Back in 2015, brothers Hubert and Graham Smyth made a disturbing, yet fascinating, find on a beach in England’s Isle of Wight; a human skeleton that experts have declared to be approximately 2000 years old. According to news outlet On The Wight, the bones are to be donated to a local museum.
The brothers discovered the bones on Fishbourne Beach during low tide, and immediately contacted officials who managed to move the bones before the tide washed them away.
Experts have examined the remains to find out where they came from. “My first job was to establish if this was a recently deceased person or something a little older—possibly from a long washed away graveyard attached to the nearby Quarr Abbey,” coroner Caroline Sumeray explained to On The Wight.
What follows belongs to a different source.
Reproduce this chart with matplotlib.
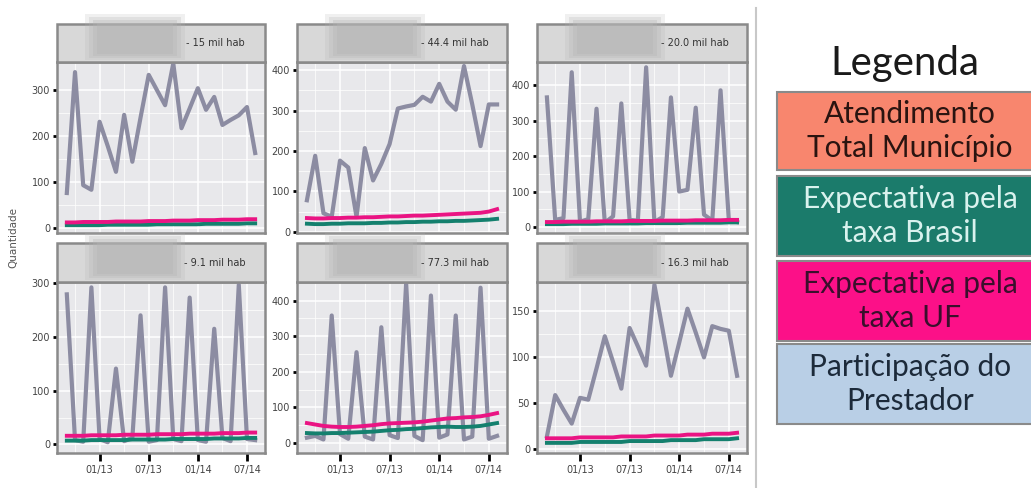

A local forensic pathologist, Basil Perdue, used carbon dating to determine the age of the bones. Sumeray told reporters they were “stunned” to find out that the skeleton—a woman—dated back to the Late Iron Age, between 28 and 90 CE. “My lady is indeed a long time dead!” she told On The Wight.
Post-mortem examinations revealed that the skeleton was a woman whose upper left arm bone and left collarbone were shorter than those on her body’s right side. Her cause of death wasn’t determined, but the experts believe that before she died, she may have suffered from a congenital deformity, or a right-sided stroke that caused muscle wasting on her body’s left side.